И, согласно документам, земельный этот участок принадлежал не главе семьи, а его супруге. На ее имя были записаны и строения: одноэтажный дом площадью 99 квадратных метров и флигель о шести жилых и хозяйственных помещениях. Во флигеле, по воспоминаниям все того же А. Н. Троицкого, поселились дьякон и псаломщик[48]. Иными словами, весь причт Одигитриевского прихода проживал на одном подворье.
А 27 марта 1905 года священник Роман Петрович Беляев преставился[49]. И один из его друзей опубликовал о нем прочувствованные слова. Мы приведем этот некролог — и не только ввиду сообщаемых им биографических сведений, но и как образчик забытой ныне риторики[50].
«Памяти о.

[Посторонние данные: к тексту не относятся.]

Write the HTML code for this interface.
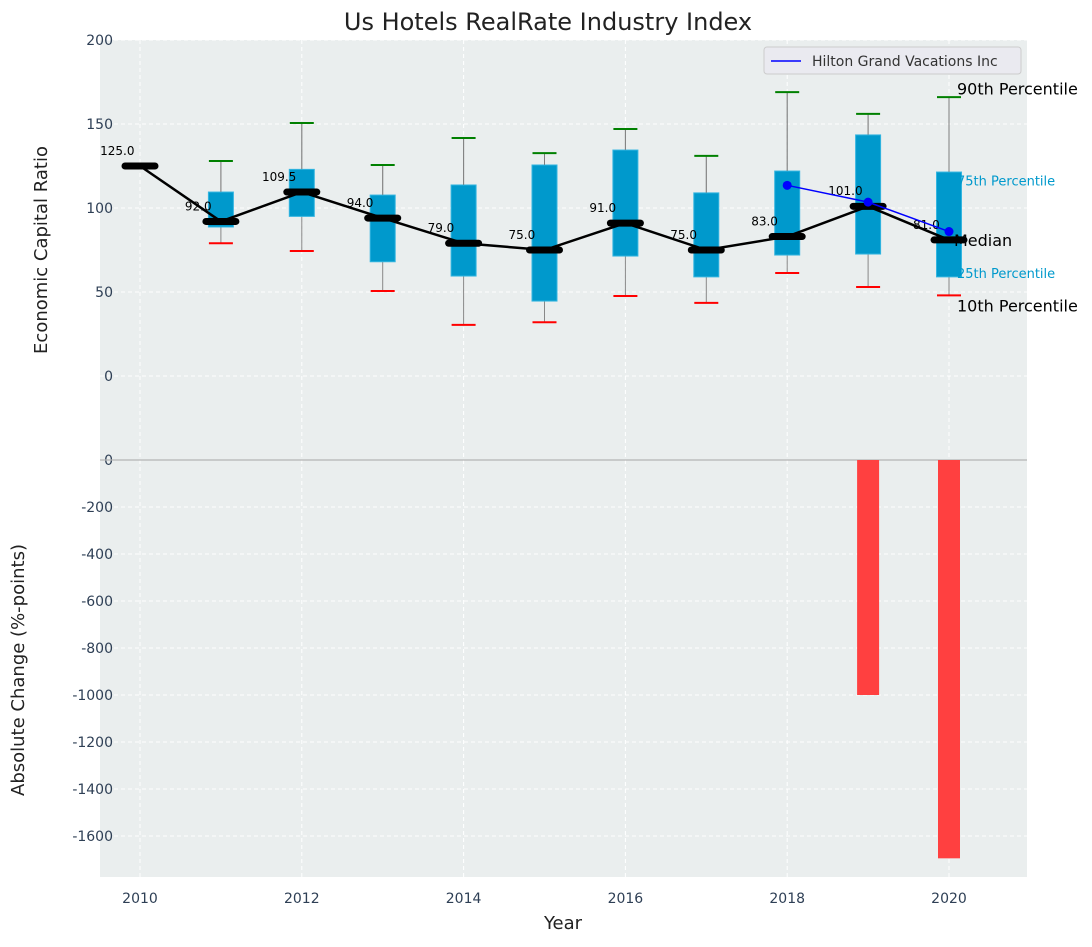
<!DOCTYPE html>
<html><head><meta charset="utf-8"><style>
body{margin:0;background:#fff;}
svg{font-family:"DejaVu Sans","Liberation Sans",sans-serif;}
</style></head><body>
<svg id="chart" width="1092" height="942" xmlns="http://www.w3.org/2000/svg">
<rect x="0" y="0" width="1092" height="942" fill="#fff"/>
<g id="g"></g>
</svg>
<script>
const years=[2010,2011,2012,2013,2014,2015,2016,2017,2018,2019,2020];
const medians=[125,92,109.5,94,79,75,91,75,83,101,81];
const q1=[125,88.7,95,68,59.5,44.6,71.4,59,72,72.6,59];
const q3=[125,109.5,123,107.7,113.7,125.6,134.5,109,122,143.5,121.4];
const p10=[null,79,74.4,50.6,30.4,32,47.6,43.5,61.3,53,48];
const p90=[null,128,150.6,125.6,141.7,132.7,147,131,169,156,166];
const hiltonYears=[2018,2019,2020];
const hiltonVals=[113.5,103.5,86];
const barYears=[2019,2020];
const barVals=[-1000,-1695];
const topTicks=[0,50,100,150,200];
const botTicks=[0,-200,-400,-600,-800,-1000,-1200,-1400,-1600];
const xTicks=[2010,2012,2014,2016,2018,2020];

const NS="http://www.w3.org/2000/svg";
const g=document.getElementById('g');
function el(t,a,txt){const e=document.createElementNS(NS,t);for(const k in a)e.setAttribute(k,a[k]);if(txt!==undefined)e.textContent=txt;g.appendChild(e);return e;}
const L=100,R=1027;
const X=v=>140+(v-2010)*80.9;
const YT=v=>376-v*1.68;
const YB2=v=>460-v*0.235;

let e;
e=el('rect',{x:L,y:40,width:R-L,height:420,fill:'#eaeeee'});


e=el('rect',{x:L,y:460,width:R-L,height:417,fill:'#eaeeee'});


topTicks.forEach(t=>{e=el('line',{x1:L,x2:R,y1:YT(t),y2:YT(t),stroke:'#fff','stroke-dasharray':'4,3','stroke-width':1});


e=el('text',{x:113,y:YT(t)+5,'text-anchor':'end','font-size':14,fill:'#2e3f55'},t);

});
botTicks.forEach(t=>{if(t!==0){e=el('line',{x1:L,x2:R,y1:YB2(t),y2:YB2(t),stroke:'#fff','stroke-dasharray':'4,3','stroke-width':1});

}
e=el('text',{x:113,y:YB2(t)+5,'text-anchor':'end','font-size':14,fill:'#2e3f55'},t);

});
xTicks.forEach(t=>{
[[40,460],[460,877]].forEach(r=>{e=el('line',{x1:X(t),x2:X(t),y1:r[0],y2:r[1],stroke:'#fff','stroke-dasharray':'4,3'});

});
e=el('text',{x:X(t),y:903,'text-anchor':'middle','font-size':14,fill:'#2e3f55'},t);

});
e=el('line',{x1:L,x2:R,y1:460,y2:460,stroke:'#b5b5b5','stroke-width':1.2});


barYears.forEach((y,i)=>{e=el('rect',{x:X(y)-11,y:460,width:22,height:YB2(barVals[i])-460,fill:'#ff4040'});

});
// boxes
years.forEach((y,i)=>{const x=X(y);
if(p10[i]!==null){e=el('line',{x1:x,x2:x,y1:YT(p90[i]),y2:YT(p10[i]),stroke:'#888','stroke-width':1});

}
if(q3[i]>q1[i]){e=el('rect',{x:x-12.5,y:YT(q3[i]),width:25,height:YT(q1[i])-YT(q3[i]),fill:'#0099cc',stroke:'#33b5e0','stroke-width':1});

}
if(p10[i]!==null){e=el('line',{x1:x,x2:x,y1:YT(p90[i]),y2:YT(q3[i]),stroke:'#777','stroke-width':1,'stroke-opacity':0.6});
e=el('line',{x1:x-12,x2:x+12,y1:YT(p90[i]),y2:YT(p90[i]),stroke:'#008000','stroke-width':2});


e=el('line',{x1:x-12,x2:x+12,y1:YT(p10[i]),y2:YT(p10[i]),stroke:'#ff0000','stroke-width':2});

}
});
// labels
years.forEach((y,i)=>{e=el('text',{x:X(y)-0.28*80.9,y:YT(medians[i]+9)+4,'text-anchor':'middle','font-size':12,fill:'#000'},medians[i].toFixed(1));

});
e=el('polyline',{points:years.map((y,i)=>X(y)+','+YT(medians[i])).join(' '),fill:'none',stroke:'#000','stroke-width':2.5});


years.forEach((y,i)=>{e=el('line',{x1:X(y)-15,x2:X(y)+15,y1:YT(medians[i]),y2:YT(medians[i]),stroke:'#000','stroke-width':7,'stroke-linecap':'round'});

});
e=el('polyline',{points:hiltonYears.map((y,i)=>X(y)+','+YT(hiltonVals[i])).join(' '),fill:'none',stroke:'#0000ff','stroke-width':1.5});


hiltonYears.forEach((y,i)=>{e=el('circle',{cx:X(y),cy:YT(hiltonVals[i]),r:4.5,fill:'#0000ff'});

});
const lx=X(2020)+8;
[[YT(171),'90th Percentile',16,'#000'],[YT(117),'75th Percentile',13,'#0099cc'],[YT(81),'Median',16,'#000'],[YT(62),'25th Percentile',13,'#0099cc'],[YT(42),'10th Percentile',16,'#000']].forEach(a=>{
e=el('text',{x:a[1]==='Median'?lx-3:lx,y:a[0]+6,'font-size':a[2],fill:a[3]},a[1]);

});
e=el('rect',{x:764,y:47,width:257,height:27,rx:3,fill:'#eaeaf0',stroke:'#ccc'});


el('line',{x1:771,x2:801,y1:61,y2:61,stroke:'#0000ff','stroke-width':1.5});
e=el('text',{x:812,y:66,'font-size':14,fill:'#333'},'Hilton Grand Vacations Inc');


e=el('text',{x:548,y:30,'text-anchor':'middle','font-size':24,fill:'#222'},'Us Hotels RealRate Industry Index');


e=el('text',{x:563,y:929,'text-anchor':'middle','font-size':18,fill:'#222'},'Year');


e=el('text',{x:47,y:250,'text-anchor':'middle','font-size':18,fill:'#222',transform:'rotate(-90 47 250)'},'Economic Capital Ratio');


e=el('text',{x:24,y:670,'text-anchor':'middle','font-size':18,fill:'#222',transform:'rotate(-90 24 670)'},'Absolute Change (%-points)');


</script>
</body></html>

Романа Беляева
29 марта я участвовал в отпевании безвременно умершего настоятеля Смоленской Одигитриевской церкви о. Романа Петровича Беляева.
Отпевание совершил кафедральный о. Протоиерей с участием почти всего городского духовенства. Истово-торжественное совершение обряда, удивительное дивное чтение самого по себе содержательного погребального канона и сонм молящихся иереев — всё это несколько сглаживало печальную обстановку этого преждевременного события, умиротворяло скорбь об усопшем и располагало к молитве о нем. Но по временам все же отвлекаешься от молитвы, вспоминаешь жизнь покойного — жизнь, полную лишений, горя и обиды, и сам собой в памяти восстает завет Христа своему последователю: „…возьми крест твой и иди за Мной“ (Марк 8, 34). Покойный о. Роман, как истинно-верующий христианин, в своей жизни был верен этому завету. Вот от пожара дважды лишается он своего имущества, своего крова и — ни слова ропота. В течение двух лет умирают у него единственная горячо любимая дочь, девочка редкой нежной души, и взрослый сын и — та же безропотная покорность воле Божией. „Не всё радости и радости, — говорил покойный, — нужно и горе, чтобы не забыть Бога“. Но все эти лишения ничто в сравнении с теми неприятностями, с той нравственной обидой и обвинениями, часто граничащими с клеветой, какие приходилось о. Роману переносить по службе, как настоятелю своей церкви. И здесь не было жалобы, — разве только вынужденная. Верил покойный, что рано или поздно истина сама себя явит, и терпел. Только всё чаще и чаще в его взоре появлялась серьезная задумчивость, всё более и более стремился он к молитве и всё строже относился к своей службе. Да, тяжел был крест покойного, но легко и безропотно он нес его.